Von Vulgarnamen und kommunaler Bildung

29.11.2018, Text: Andrea Koppitsch und Alois Spitzer, Redaktion: Renate Ömer, BhW Niederösterreich/Ring ÖBW
Vulgarnamen sind Kulturgut und Identifikationsmerkmal. Von der persönlichen Auseinandersetzung mit dem eigenen Vulgonamen führt ein Bildungsweg zur Zusammenarbeit der Bürgerinnen und Bürger eines Ortes. Ein Kurzbericht vom Vulgarnamen-Projekt des Kärntner Bildungswerks Feldkirchen.
Vulgarnamen-Tafeln
Foto: CC BY, A. Koppitsch: Kärntner Bildungswerk , Vulgarnamen-Tafeln, auf erwachsenenbildung.at
Was mit der individuellen, persönlichen Spurensuche nach dem eigenen Haus-, Hof- und Vulgarnamen beginnt, endet mit oder viel mehr in der Begegnung sowohl mit den eigenen Wurzeln als auch mit anderen Spurensuchern. Das Vulgarnamen-Projekt in Kärnten trägt zur Stärkung der eigenen Identität als auch zur Vernetzung und zur gemeinsamen Arbeit von Gemeindebürger/innen bei.

 

Vulgonamen als Kulturgut des ländlichen Raumes

Haus- und Vulgarnamen sind ein jahrhundertealtes Kulturgut unserer ländlichen Regionen, die vielfach seit dem Mittelalter bekannt sind und als Identifikations- und Unterscheidungsmerkmal lange Zeit wesentlich wichtiger waren als die Schreibnamen.
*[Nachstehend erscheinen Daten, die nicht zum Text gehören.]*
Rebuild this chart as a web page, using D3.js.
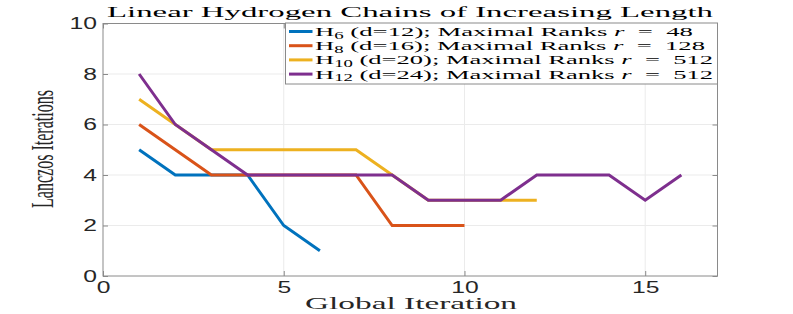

Sie sind häufig Kombinationen von Vornamen von Vorbesitzern mit Berufs-, Gewerbe-, Funktions- oder Gegendbezeichnungen. Sie sind damit nicht „nur" Namen, sondern auch ein wichtiges Zeugnis der sozial- und wirtschaftsgeschichtlichen Lebensbedingungen im ländlichen Raum. Mit dem Strukturwandel im ländlichen Raum, der Aufgabe von Bauernhöfen, der Abwanderung aus dem ländlichen Raum und der Zunahme von Neusiedlungen verschwinden Vulgarnamen aus dem Bewusstsein und verlieren an Bedeutung.

 

Pilotprojekt unterstützt Auseinanderseztung mit Vulgonamen

Das Kärntner Bildungswerk im Bezirk Feldkirchen beschäftigt sich in seinem Pilotprojekt, gefördert über das LEADER-Programm für die Entwicklung des ländlichen Raumes der Regionalentwicklung kärnten:mitte, mit Vulgarnamen in den Gemeinden des Bezirkes. Alois Spitzer, ehrenamtlicher Projektleiter, Bezirksobmann und selbst Besitzer der „Stiegelschneider oder Schlosserkeusche zu Renweg" (laut Grundbuch), unterstützt mit seinem Team örtliche „Vulgarnamenforscher" durch Informationsveranstaltungen in den Gemeinden, durch Beratung und Hilfe bei den Recherchearbeiten, durch die Vernetzung der Akteure, durch Selbstbaukurse für Vulgarnamenstafeln und bietet einfache und günstige Möglichkeiten zum Erwerb verschiedener Tafeln aus Holz, Metall oder Glas an.

 

In der Praxis zieht Alois Spitzer von Hof zu Hof, erkundigt sich bei den Besitzern nach deren Vulgonamen, holt sich bei der Gemeinde die Informationen dazu ein und geht mit den Menschen gemeinsam auf Spurensuche nach der Bedeutung. "Das Aufspüren der alten Namen und das gemeinsame Nachforschen trägt zur Vernetzung unter den Nachbarn und der Menschen des Ortes bei", erklärt Alois Spitzer.

 

Sichtbare Erfolge sind bereits kurz nach Projektstart zu erkennen – zum Einen durch die „Beschilderung" der Häuser und Höfe mit deren Vulgarnamen, zum Anderen durch individuelle und soziale (Bildungs-)Prozesse, die in Gang gebracht werden. Die gemeinsame Recherche, Suche, Vernetzung und Teilnahme an Kursen belebt die Gemeinde, fördert Zusammenarbeit. Der individuelle „Eigenwert" wird zum „Mehrwert".